Retype all of the data exactly as given.

# [RAW DATA]
## Start

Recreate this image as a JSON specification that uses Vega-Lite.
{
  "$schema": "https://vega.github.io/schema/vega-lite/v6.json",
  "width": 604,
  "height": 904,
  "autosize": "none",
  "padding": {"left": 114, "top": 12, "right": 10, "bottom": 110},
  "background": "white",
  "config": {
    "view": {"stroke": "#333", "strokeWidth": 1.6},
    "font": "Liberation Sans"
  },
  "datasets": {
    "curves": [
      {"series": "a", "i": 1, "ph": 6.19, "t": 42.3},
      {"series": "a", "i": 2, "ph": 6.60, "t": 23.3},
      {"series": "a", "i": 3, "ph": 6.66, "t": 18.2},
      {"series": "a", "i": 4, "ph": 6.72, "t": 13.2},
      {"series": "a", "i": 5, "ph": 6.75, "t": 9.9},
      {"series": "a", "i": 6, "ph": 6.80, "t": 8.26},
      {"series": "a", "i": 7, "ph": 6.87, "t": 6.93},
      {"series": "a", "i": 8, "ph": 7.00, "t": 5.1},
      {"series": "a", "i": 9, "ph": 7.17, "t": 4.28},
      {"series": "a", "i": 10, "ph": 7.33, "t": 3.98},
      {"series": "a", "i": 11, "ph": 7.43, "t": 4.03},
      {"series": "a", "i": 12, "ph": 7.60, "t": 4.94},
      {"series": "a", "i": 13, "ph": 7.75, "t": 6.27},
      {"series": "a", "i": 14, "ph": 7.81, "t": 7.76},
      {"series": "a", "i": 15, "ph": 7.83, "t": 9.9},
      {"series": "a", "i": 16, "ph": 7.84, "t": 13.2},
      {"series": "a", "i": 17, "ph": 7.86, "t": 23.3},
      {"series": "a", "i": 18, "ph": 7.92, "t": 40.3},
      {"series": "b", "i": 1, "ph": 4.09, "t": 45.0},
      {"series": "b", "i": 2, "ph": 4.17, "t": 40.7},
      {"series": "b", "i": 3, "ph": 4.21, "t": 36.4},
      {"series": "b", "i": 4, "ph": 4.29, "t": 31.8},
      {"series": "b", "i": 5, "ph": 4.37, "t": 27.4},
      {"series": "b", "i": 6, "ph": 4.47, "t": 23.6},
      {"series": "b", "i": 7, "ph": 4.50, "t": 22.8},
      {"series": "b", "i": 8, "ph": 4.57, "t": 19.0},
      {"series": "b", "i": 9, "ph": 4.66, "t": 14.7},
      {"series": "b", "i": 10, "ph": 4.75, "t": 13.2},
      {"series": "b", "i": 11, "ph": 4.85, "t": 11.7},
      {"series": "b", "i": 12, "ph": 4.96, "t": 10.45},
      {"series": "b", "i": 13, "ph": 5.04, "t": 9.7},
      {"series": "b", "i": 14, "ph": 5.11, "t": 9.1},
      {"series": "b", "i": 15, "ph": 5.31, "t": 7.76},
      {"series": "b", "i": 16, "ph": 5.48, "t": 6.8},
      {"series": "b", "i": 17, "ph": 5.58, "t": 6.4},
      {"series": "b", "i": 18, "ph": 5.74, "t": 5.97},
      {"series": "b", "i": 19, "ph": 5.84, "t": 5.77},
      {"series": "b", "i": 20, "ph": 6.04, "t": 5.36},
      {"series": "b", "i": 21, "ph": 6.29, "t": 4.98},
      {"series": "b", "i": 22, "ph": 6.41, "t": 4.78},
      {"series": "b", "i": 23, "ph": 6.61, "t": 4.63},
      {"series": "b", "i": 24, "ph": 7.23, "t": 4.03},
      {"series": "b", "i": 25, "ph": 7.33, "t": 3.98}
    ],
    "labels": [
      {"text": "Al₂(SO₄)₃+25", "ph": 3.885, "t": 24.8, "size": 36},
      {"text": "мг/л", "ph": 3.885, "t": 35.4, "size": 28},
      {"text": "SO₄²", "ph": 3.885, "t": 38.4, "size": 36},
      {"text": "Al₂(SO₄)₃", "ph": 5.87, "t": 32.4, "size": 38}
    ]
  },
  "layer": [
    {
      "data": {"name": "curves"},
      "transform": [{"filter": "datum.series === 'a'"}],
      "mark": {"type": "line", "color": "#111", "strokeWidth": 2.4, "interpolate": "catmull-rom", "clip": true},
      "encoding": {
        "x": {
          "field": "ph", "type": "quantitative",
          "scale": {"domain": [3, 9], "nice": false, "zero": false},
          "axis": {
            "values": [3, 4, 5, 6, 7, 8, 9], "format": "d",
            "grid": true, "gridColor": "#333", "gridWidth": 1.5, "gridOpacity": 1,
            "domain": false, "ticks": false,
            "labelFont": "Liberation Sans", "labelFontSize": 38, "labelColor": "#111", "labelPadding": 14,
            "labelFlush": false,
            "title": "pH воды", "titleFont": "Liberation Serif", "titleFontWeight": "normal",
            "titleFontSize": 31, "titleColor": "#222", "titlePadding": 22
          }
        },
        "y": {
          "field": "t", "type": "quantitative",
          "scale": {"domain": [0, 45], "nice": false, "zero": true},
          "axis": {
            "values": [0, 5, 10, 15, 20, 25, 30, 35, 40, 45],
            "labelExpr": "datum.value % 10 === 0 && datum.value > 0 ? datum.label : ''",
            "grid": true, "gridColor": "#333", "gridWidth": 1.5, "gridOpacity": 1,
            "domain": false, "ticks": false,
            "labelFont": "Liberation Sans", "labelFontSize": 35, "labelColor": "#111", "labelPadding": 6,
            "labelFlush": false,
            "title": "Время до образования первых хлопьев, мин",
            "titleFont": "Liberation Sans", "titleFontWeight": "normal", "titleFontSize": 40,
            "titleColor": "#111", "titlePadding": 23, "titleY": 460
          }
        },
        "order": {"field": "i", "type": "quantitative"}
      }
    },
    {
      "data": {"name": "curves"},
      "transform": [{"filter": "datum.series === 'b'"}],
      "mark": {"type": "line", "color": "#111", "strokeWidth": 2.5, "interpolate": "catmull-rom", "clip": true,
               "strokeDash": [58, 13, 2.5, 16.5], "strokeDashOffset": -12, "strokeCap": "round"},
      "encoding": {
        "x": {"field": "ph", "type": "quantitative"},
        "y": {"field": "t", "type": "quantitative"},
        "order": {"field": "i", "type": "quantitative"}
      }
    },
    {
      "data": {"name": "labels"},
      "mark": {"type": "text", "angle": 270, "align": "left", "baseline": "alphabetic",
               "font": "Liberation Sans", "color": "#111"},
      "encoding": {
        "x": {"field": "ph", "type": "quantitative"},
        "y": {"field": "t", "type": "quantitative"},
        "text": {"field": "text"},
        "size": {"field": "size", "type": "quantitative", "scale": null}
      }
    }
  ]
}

## End

# [SOLUTION]
Recreate this image as a JSON specification that uses Vega-Lite.
{
  "$schema": "https://vega.github.io/schema/vega-lite/v6.json",
  "width": 604,
  "height": 904,
  "autosize": "none",
  "padding": {"left": 114, "top": 12, "right": 10, "bottom": 110},
  "background": "white",
  "config": {
    "view": {"stroke": "#333", "strokeWidth": 1.6},
    "font": "Liberation Sans"
  },
  "datasets": {
    "curves": [
      {"series": "a", "i": 1, "ph": 6.19, "t": 42.3},
      {"series": "a", "i": 2, "ph": 6.60, "t": 23.3},
      {"series": "a", "i": 3, "ph": 6.66, "t": 18.2},
      {"series": "a", "i": 4, "ph": 6.72, "t": 13.2},
      {"series": "a", "i": 5, "ph": 6.75, "t": 9.9},
      {"series": "a", "i": 6, "ph": 6.80, "t": 8.26},
      {"series": "a", "i": 7, "ph": 6.87, "t": 6.93},
      {"series": "a", "i": 8, "ph": 7.00, "t": 5.1},
      {"series": "a", "i": 9, "ph": 7.17, "t": 4.28},
      {"series": "a", "i": 10, "ph": 7.33, "t": 3.98},
      {"series": "a", "i": 11, "ph": 7.43, "t": 4.03},
      {"series": "a", "i": 12, "ph": 7.60, "t": 4.94},
      {"series": "a", "i": 13, "ph": 7.75, "t": 6.27},
      {"series": "a", "i": 14, "ph": 7.81, "t": 7.76},
      {"series": "a", "i": 15, "ph": 7.83, "t": 9.9},
      {"series": "a", "i": 16, "ph": 7.84, "t": 13.2},
      {"series": "a", "i": 17, "ph": 7.86, "t": 23.3},
      {"series": "a", "i": 18, "ph": 7.92, "t": 40.3},
      {"series": "b", "i": 1, "ph": 4.09, "t": 45.0},
      {"series": "b", "i": 2, "ph": 4.17, "t": 40.7},
      {"series": "b", "i": 3, "ph": 4.21, "t": 36.4},
      {"series": "b", "i": 4, "ph": 4.29, "t": 31.8},
      {"series": "b", "i": 5, "ph": 4.37, "t": 27.4},
      {"series": "b", "i": 6, "ph": 4.47, "t": 23.6},
      {"series": "b", "i": 7, "ph": 4.50, "t": 22.8},
      {"series": "b", "i": 8, "ph": 4.57, "t": 19.0},
      {"series": "b", "i": 9, "ph": 4.66, "t": 14.7},
      {"series": "b", "i": 10, "ph": 4.75, "t": 13.2},
      {"series": "b", "i": 11, "ph": 4.85, "t": 11.7},
      {"series": "b", "i": 12, "ph": 4.96, "t": 10.45},
      {"series": "b", "i": 13, "ph": 5.04, "t": 9.7},
      {"series": "b", "i": 14, "ph": 5.11, "t": 9.1},
      {"series": "b", "i": 15, "ph": 5.31, "t": 7.76},
      {"series": "b", "i": 16, "ph": 5.48, "t": 6.8},
      {"series": "b", "i": 17, "ph": 5.58, "t": 6.4},
      {"series": "b", "i": 18, "ph": 5.74, "t": 5.97},
      {"series": "b", "i": 19, "ph": 5.84, "t": 5.77},
      {"series": "b", "i": 20, "ph": 6.04, "t": 5.36},
      {"series": "b", "i": 21, "ph": 6.29, "t": 4.98},
      {"series": "b", "i": 22, "ph": 6.41, "t": 4.78},
      {"series": "b", "i": 23, "ph": 6.61, "t": 4.63},
      {"series": "b", "i": 24, "ph": 7.23, "t": 4.03},
      {"series": "b", "i": 25, "ph": 7.33, "t": 3.98}
    ],
    "labels": [
      {"text": "Al₂(SO₄)₃+25", "ph": 3.885, "t": 24.8, "size": 36},
      {"text": "мг/л", "ph": 3.885, "t": 35.4, "size": 28},
      {"text": "SO₄²", "ph": 3.885, "t": 38.4, "size": 36},
      {"text": "Al₂(SO₄)₃", "ph": 5.87, "t": 32.4, "size": 38}
    ]
  },
  "layer": [
    {
      "data": {"name": "curves"},
      "transform": [{"filter": "datum.series === 'a'"}],
      "mark": {"type": "line", "color": "#111", "strokeWidth": 2.4, "interpolate": "catmull-rom", "clip": true},
      "encoding": {
        "x": {
          "field": "ph", "type": "quantitative",
          "scale": {"domain": [3, 9], "nice": false, "zero": false},
          "axis": {
            "values": [3, 4, 5, 6, 7, 8, 9], "format": "d",
            "grid": true, "gridColor": "#333", "gridWidth": 1.5, "gridOpacity": 1,
            "domain": false, "ticks": false,
            "labelFont": "Liberation Sans", "labelFontSize": 38, "labelColor": "#111", "labelPadding": 14,
            "labelFlush": false,
            "title": "pH воды", "titleFont": "Liberation Serif", "titleFontWeight": "normal",
            "titleFontSize": 31, "titleColor": "#222", "titlePadding": 22
          }
        },
        "y": {
          "field": "t", "type": "quantitative",
          "scale": {"domain": [0, 45], "nice": false, "zero": true},
          "axis": {
            "values": [0, 5, 10, 15, 20, 25, 30, 35, 40, 45],
            "labelExpr": "datum.value % 10 === 0 && datum.value > 0 ? datum.label : ''",
            "grid": true, "gridColor": "#333", "gridWidth": 1.5, "gridOpacity": 1,
            "domain": false, "ticks": false,
            "labelFont": "Liberation Sans", "labelFontSize": 35, "labelColor": "#111", "labelPadding": 6,
            "labelFlush": false,
            "title": "Время до образования первых хлопьев, мин",
            "titleFont": "Liberation Sans", "titleFontWeight": "normal", "titleFontSize": 40,
            "titleColor": "#111", "titlePadding": 23, "titleY": 460
          }
        },
        "order": {"field": "i", "type": "quantitative"}
      }
    },
    {
      "data": {"name": "curves"},
      "transform": [{"filter": "datum.series === 'b'"}],
      "mark": {"type": "line", "color": "#111", "strokeWidth": 2.5, "interpolate": "catmull-rom", "clip": true,
               "strokeDash": [58, 13, 2.5, 16.5], "strokeDashOffset": -12, "strokeCap": "round"},
      "encoding": {
        "x": {"field": "ph", "type": "quantitative"},
        "y": {"field": "t", "type": "quantitative"},
        "order": {"field": "i", "type": "quantitative"}
      }
    },
    {
      "data": {"name": "labels"},
      "mark": {"type": "text", "angle": 270, "align": "left", "baseline": "alphabetic",
               "font": "Liberation Sans", "color": "#111"},
      "encoding": {
        "x": {"field": "ph", "type": "quantitative"},
        "y": {"field": "t", "type": "quantitative"},
        "text": {"field": "text"},
        "size": {"field": "size", "type": "quantitative", "scale": null}
      }
    }
  ]
}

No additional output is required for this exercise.